2They spring up like flowers and wither away;
like fleeting shadows, they do not endure.
3Do you fix Your eye on them?
Will You bring thema before You for judgment?
4Who can bring what is pure from the impure?
5A person’s days are determined;
You have decreed the number of his months
and have set limits he cannot exceed.
6So look away from him and let him alone,
till he has put in his time like a hired laborer.
7“At least there is hope for a tree:
If it is cut down, it will sprout again,
and its new shoots will not fail.
8Its roots may grow old in the ground
and its stump die in the soil,
9yet at the scent of water it will bud
and put forth shoots like a plant.
10But a man dies and is laid low;
he breathes his last and is no more.
11As the water of a lake dries up
or a riverbed becomes parched and dry,
12so he lies down and does not rise;
till the heavens are no more, people will not awake
or be roused from their sleep.
13“If only You would hide me in the grave
and conceal me till Your anger has passed!
If only You would set me a time
and then remember me!
14If someone dies, will they live again?
All the days of my hard service
I will wait for my renewalb to come.
15You will call and I will answer You;
You will long for the creature Your hands have made.
16Surely then You will count my steps
but not keep track of my sin.
17My offenses will be sealed up in a bag;
You will cover over my sin.
18“But as a mountain erodes and crumbles
and as a rock is moved from its place,
19as water wears away stones
and torrents wash away the soil,
so You destroy a person’s hope.
20You overpower them once for all, and they are gone;
You change their countenance and send them away.
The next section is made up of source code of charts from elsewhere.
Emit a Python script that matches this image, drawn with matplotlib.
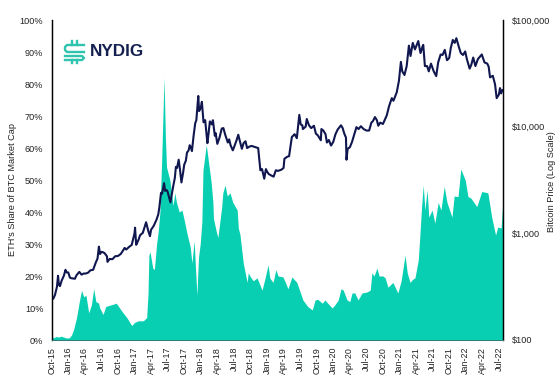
import matplotlib
matplotlib.use('Agg')
import matplotlib.pyplot as plt
from matplotlib.lines import Line2D
from matplotlib.ticker import FixedLocator, NullLocator

plt.rcParams['font.family'] = ['Liberation Sans', 'DejaVu Sans']

# months counted from Oct-15
eth_months = [0, 0.4, 0.8, 1.3, 1.7, 2.2, 2.7, 3.2, 3.6, 4, 4.5, 5, 5.4, 5.8, 6.2, 6.7, 7.2, 7.6, 8, 8.5, 8.7, 9.3, 9.8,
              10.8, 11.7, 12.7, 13.6, 14.5, 15, 15.7, 16.6, 17.2, 17.45, 17.6, 17.8, 18.3, 18.6, 19, 19.3, 19.6, 19.9,
              20.35, 20.6, 20.8, 21.4, 22, 22.3, 22.6, 23.1, 23.6, 24, 24.5, 25.1, 25.4, 25.8, 26, 26.3, 26.6, 26.9,
              27.2, 27.4, 28, 28.3, 28.9, 29.2, 29.3, 29.8, 30.1, 30.5, 30.8, 31, 31.4, 31.8, 32.3, 32.8, 33.6, 33.8,
              34.1, 34.7, 35.4, 35.6, 35.9, 36.5, 37.2, 38.1, 38.6, 39.2, 39.5, 40.1, 40.6, 41, 41.9, 42.8, 43.5, 44.4,
              45, 45.5, 46.4, 47.2, 47.7, 48.2, 49, 49.5, 50, 50.8, 51.3, 51.9, 52.4, 52.8, 53.5, 54, 54.4, 54.9, 55.5,
              56.2, 57.1, 57.7, 58, 58.4, 58.9, 59.3, 60, 60.4, 60.9, 61.8, 62.7, 63.3, 64, 64.4, 64.9, 65.4, 65.8,
              66.4, 66.7, 67, 67.3, 67.6, 68, 68.3, 68.9, 69.4, 70, 70.5, 71.1, 71.6, 72.5, 72.9, 73.6, 74.1, 74.9,
              75.4, 75.9, 77, 77.9, 79, 79.7, 80.4, 80.8, 81.4, 81.65]
eth_share = [0.8, 0.7, 1.1, 0.9, 1.2, 0.9, 0.6, 0.7, 1.6, 3.5, 7, 12, 15.5, 13.5, 14, 8.5, 11, 16, 12, 11.5, 10, 8, 10.5,
             11, 11.5, 9, 7, 4.5, 5.5, 6, 6, 7, 14.6, 26.5, 27.6, 22.5, 22, 30, 34, 40, 55,
             82, 63, 54, 50, 42, 46, 43, 40, 40.6, 37.5, 33.3, 29, 24, 31, 24, 14, 26, 30,
             37, 53, 61, 57, 49, 43, 38, 34, 32, 37.5, 41.7, 46, 48.4, 45, 46, 43, 40.6, 35,
             33, 24, 18, 21, 20, 18.5, 19.4, 15.6, 19, 23.5, 19.4, 18, 22, 20, 19.7, 16, 19.7, 18,
             15, 12.5, 10.4, 9.4, 12.5, 12.7, 11.5, 12.5, 11.5, 10, 11, 12.5, 16, 15.6, 12.5, 12, 14.7, 14.7, 12.5,
             14.7, 15, 15.6, 21, 20, 22.5, 20, 20, 19.4, 16.5, 18, 14.7, 18.5, 26.5, 21, 18, 19, 19.4,
             25, 33, 41.7, 48.4, 40.6, 47, 38.4, 40.6, 36.5, 43, 40.6, 48, 43, 38.4, 45, 44.8, 53.4, 50,
             44.8, 44.4, 41.7, 46.4, 46, 38.4, 32.8, 35.3, 35, 41.7]

btc_months = [0, 0.3, 0.6, 0.95, 1.15, 1.3, 1.5, 1.8, 2.2, 2.5, 2.7, 3, 3.3, 3.5, 3.8, 4.2, 4.5, 5, 5.4, 5.8, 6.2, 6.6, 7,
              7.5, 8, 8.3, 8.55, 8.75, 9, 9.3, 9.6, 10, 10.1, 10.5, 11, 11.5, 12, 12.5, 13, 13.2, 13.5, 14, 14.5, 15,
              15.1, 15.3, 15.5, 15.8, 16, 16.5, 17.1, 17.5, 17.8, 18, 18.5, 19, 19.3, 19.5, 19.8, 20, 20.35, 20.55,
              20.8, 21, 21.5, 22, 22.3, 22.5, 22.7, 23, 23.25, 23.5, 23.8, 24, 24.3, 24.5, 24.8, 25, 25.25, 25.4, 25.7,
              26, 26.2, 26.55, 26.7, 27, 27.2, 27.5, 27.8, 28.2, 28.4, 28.65, 29, 29.2, 29.55, 29.7, 30, 30.4, 30.8,
              31.1, 31.4, 31.9, 32.15, 32.4, 32.8, 33, 33.5, 33.8, 34, 34.45, 34.75, 35.1, 35.4, 35.8, 36.2, 37, 37.4,
              37.5, 37.8, 38.1, 38.5, 38.8, 39, 39.3, 39.7, 40.2, 40.6, 41, 41.6, 42, 42.15, 42.6, 43, 43.5, 44, 44.4,
              44.85, 45.1, 45.4, 45.5, 46, 46.2, 46.6, 47, 47.5, 47.85, 48.2, 48.75, 48.85, 49.2, 49.6, 49.85, 50.2,
              50.6, 51, 51.4, 51.8, 52.4, 52.7, 53, 53.3, 53.4, 53.6, 54, 54.4, 54.9, 55.2, 55.6, 56, 56.5, 57, 57.5,
              57.9, 58.2, 58.55, 58.9, 59.15, 59.5, 60, 60.7, 61.1, 61.6, 61.9, 62.5, 62.9, 63.25, 63.5, 63.9, 64.3,
              64.7, 65, 65.4, 65.8, 66.4, 66.8, 67.2, 67.3, 67.6, 68, 68.3, 68.7, 69.2, 69.65, 70, 70.45, 70.8, 71.2,
              71.6, 72, 72.3, 72.65, 73, 73.3, 73.7, 74.1, 74.5, 74.9, 75.2, 75.7, 76, 76.35, 76.75, 77.2, 77.9, 78.4,
              78.9, 79.15, 79.4, 79.9, 80.3, 80.6, 81, 81.2, 81.4, 81.65]
btc_price = [238, 245, 265, 315, 400, 330, 320, 360, 400, 455, 430, 430, 385, 380, 378, 375, 405, 435, 410, 420, 420, 428, 450,
             455, 535, 580, 750, 640, 670, 665, 650, 610, 540, 575, 572, 610, 613, 640, 700, 730, 705, 745, 780, 1000,
             1130, 780, 820, 890, 960, 1010, 1270, 1050, 940, 1080, 1180, 1350, 1500, 1750, 2400, 2350, 2950, 2500,
             2550, 2450, 1950, 2750, 3300, 4200, 4100, 4900, 3900, 3000, 3700, 4400, 4800, 5700, 6000, 6700, 6300, 5900, 8200,
             10800, 11500, 19400, 14000, 15000, 17100, 11000, 11500, 7000, 8500, 11200, 10500, 11500, 8200, 8700, 6900, 7900, 9600,
             9700, 8500, 7100, 7600, 6700, 6000, 6350, 7500, 8400, 7600, 6200, 7000, 7300, 6300, 6500, 6600, 6400, 6300,
             5600, 3900, 4000, 3250, 4000, 3800, 3600, 3500, 3400, 3900, 3850, 3950, 4100, 5000, 5200, 5300, 8000, 8500, 7800,
             12900, 10500, 10300, 9500, 10000, 11800, 10300, 9700, 10200, 8600, 8300, 7450, 9500, 9200, 8500, 7100, 7500,
             6650, 7200, 8500, 9400, 10300, 9700, 8600, 7900, 4900, 6200, 6400, 7200, 8800, 9900, 9500, 10100, 9500, 9200, 9200,
             10900, 11300, 12300, 11500, 10200, 10900, 10600, 12800, 15500, 18500, 17500, 21000, 27000, 40500, 33000, 30500, 37000,
             57500, 46000, 61000, 53000, 63500, 49000, 57000, 58500, 37000, 37000, 33000, 39000, 33000, 29800, 40000, 47500, 47000, 52500,
             42000, 44000, 55000, 65000, 61000, 67500, 57000, 49000, 47000, 50700, 43000, 35000, 38000, 44500, 37000, 43000, 47500, 40000,
             39000, 36500, 29000, 30000, 25000, 18500, 20000, 23000, 20500, 22000]

x_labels = ['Oct-15', 'Jan-16', 'Apr-16', 'Jul-16', 'Oct-16', 'Jan-17', 'Apr-17', 'Jul-17', 'Oct-17', 'Jan-18',
            'Apr-18', 'Jul-18', 'Oct-18', 'Jan-19', 'Apr-19', 'Jul-19', 'Oct-19', 'Jan-20', 'Apr-20', 'Jul-20',
            'Oct-20', 'Jan-21', 'Apr-21', 'Jul-21', 'Oct-21', 'Jan-22', 'Apr-22', 'Jul-22']
x_ticks = [3 * i for i in range(len(x_labels))]
share_ticks = [0, 10, 20, 30, 40, 50, 60, 70, 80, 90, 100]
price_ticks = [100, 1000, 10000, 100000]
price_labels = ['$100', '$1,000', '$10,000', '$100,000']

TEAL = '#08cfb2'
NAVY = '#10174f'
TEXT = '#222222'
W, H = 560, 378

fig = plt.figure(figsize=(W / 100, H / 100), dpi=100)
ax = fig.add_axes([51.7 / W, 38 / H, 451.6 / W, 320 / H])
ax.fill_between(eth_months, eth_share, 0, color=TEAL, linewidth=0)
ax.set_xlim(0, 81.8)
ax.set_ylim(0, 100)
ax.set_xticks(x_ticks)
ax.set_xticklabels(x_labels, rotation=90, fontsize=6.4, color=TEXT)
ax.set_yticks(share_ticks)
ax.set_yticklabels([f'{v}%' for v in share_ticks], fontsize=6.6, color=TEXT)
ax.tick_params(length=0)
ax.tick_params(axis='x', pad=5)
ax.tick_params(axis='y', pad=6)

ax2 = ax.twinx()
ax2.plot(btc_months, btc_price, color=NAVY, linewidth=1.5, solid_joinstyle='round')
ax2.set_yscale('log')
ax2.set_ylim(100, 100000)
ax2.yaxis.set_major_locator(FixedLocator(price_ticks))
ax2.yaxis.set_minor_locator(NullLocator())
ax2.set_yticklabels(price_labels, fontsize=6.6, color=TEXT)
ax2.tick_params(length=0, pad=6)

for a in (ax, ax2):
    a.spines['top'].set_visible(False)
    a.spines['left'].set_linewidth(0.9)
    a.spines['right'].set_linewidth(0.9)
    a.spines['bottom'].set_color('#2f7f78')
    a.spines['bottom'].set_linewidth(0.7)

fig.text(13 / W, 1 - 189 / H, "ETH's Share of BTC Market Cap", rotation=90, fontsize=6.6,
         color=TEXT, ha='center', va='center')
fig.text(552 / W, 1 - 182 / H, 'Bitcoin Price (Log Scale)', rotation=90, fontsize=6.6,
         color=TEXT, ha='center', va='center')

# logo: teal mark plus the name
mark = [([84, 67, 65, 65, 67, 84], [45, 45, 47, 50, 52, 52]),
        ([65, 82, 84, 84, 82, 65], [56, 56, 58, 58, 60, 60]),
        ([72, 72], [41, 45]), ([77, 77], [41, 45]),
        ([72, 72], [60, 63]), ([77, 77], [60, 63])]
for xs, ys in mark:
    fig.add_artist(Line2D([v / W for v in xs], [1 - v / H for v in ys], color='#2fc4ad', linewidth=1.7))
fig.text(89.5 / W, 1 - 52 / H, 'NYDIG', fontsize=12.3, fontweight='bold', color='#14204f', ha='left', va='center')

fig.savefig('out.png', dpi=100)
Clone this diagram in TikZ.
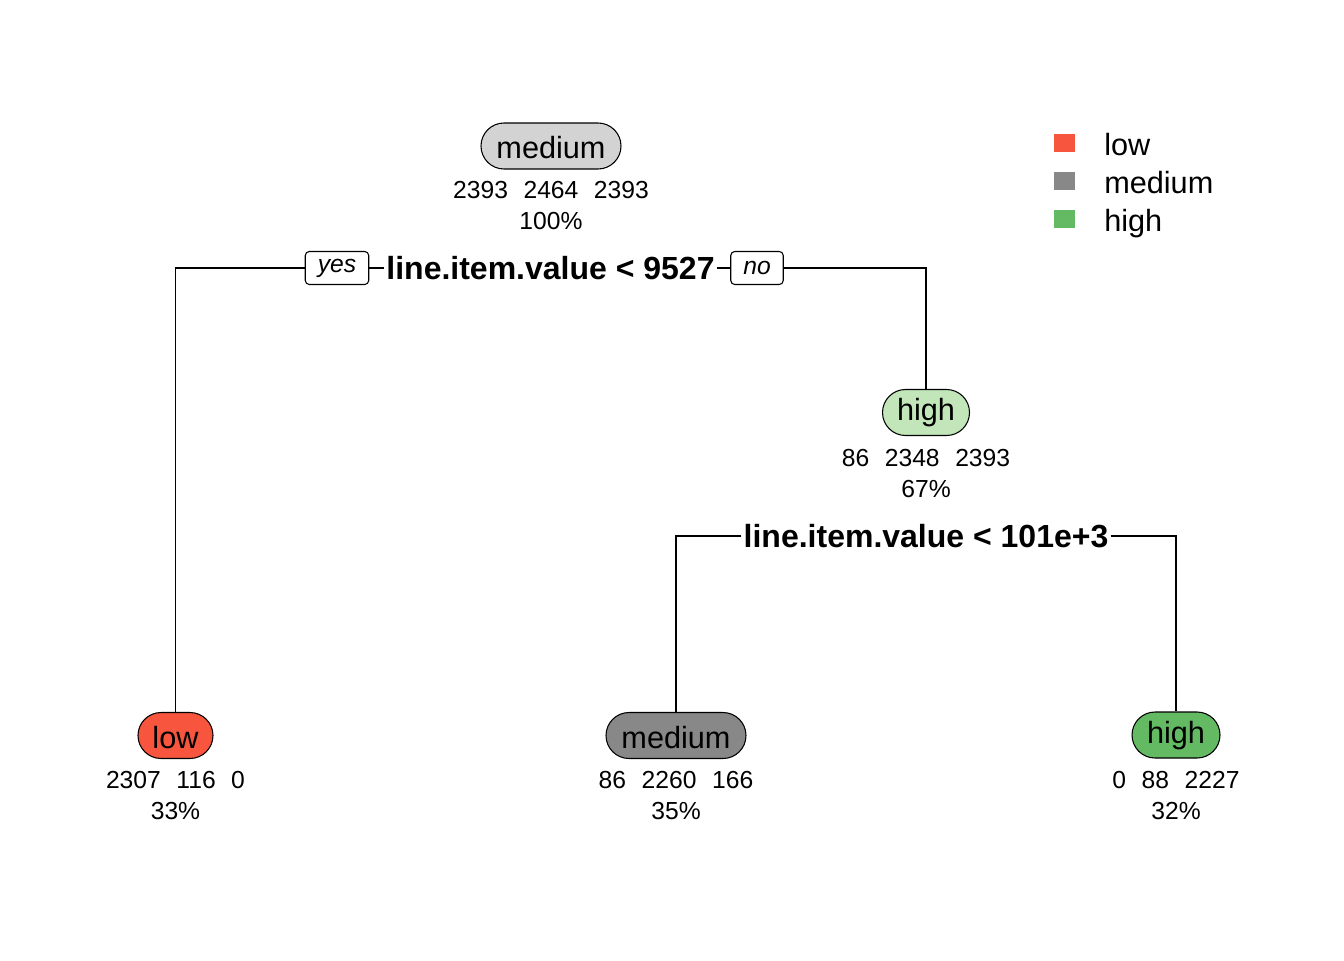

21If their children are honored, they do not know it;
if their offspring are brought low, they do not see it.
22They feel but the pain of their own bodies
and mourn only for themselves.”
Job had turned from speaking to his friends, finding it to no purpose to reason with them, and here he goes on to speak to God. He had reminded his friends of their frailty and mortality (ch. 13:12); here he reminds himself of his own, and pleads it with God for some mitigation of his miseries.
We have here an account,
I. Of man's life, that it is,
1. Short (v. 1, 5, 14).
2. Sorrowful (v. 1).
3. Sinful (v. 4).
II. Of man's death, that it puts a final period to our present life, to which we shall not again return (v. 7-12), that it hides us from the calamities of life (v. 13), destroys the hopes of life (v. 18, 19), sends us away from the business of life (v. 20), and keeps us in the dark concerning our relations in this life, how much we have formerly been in care about them (v. 21, 22),
III. The use Job makes of all this.
1. He pleads it with God, Who, he thought, was too strict and severe with him (v. 16, 17), begging that, in consideration of his frailty, He would not contend with him (v. 3), but grant him some respite (v. 6).
2. He engages himself to prepare for death (v. 14), and encourages himself to hope that it would be comfortable to him (v. 15).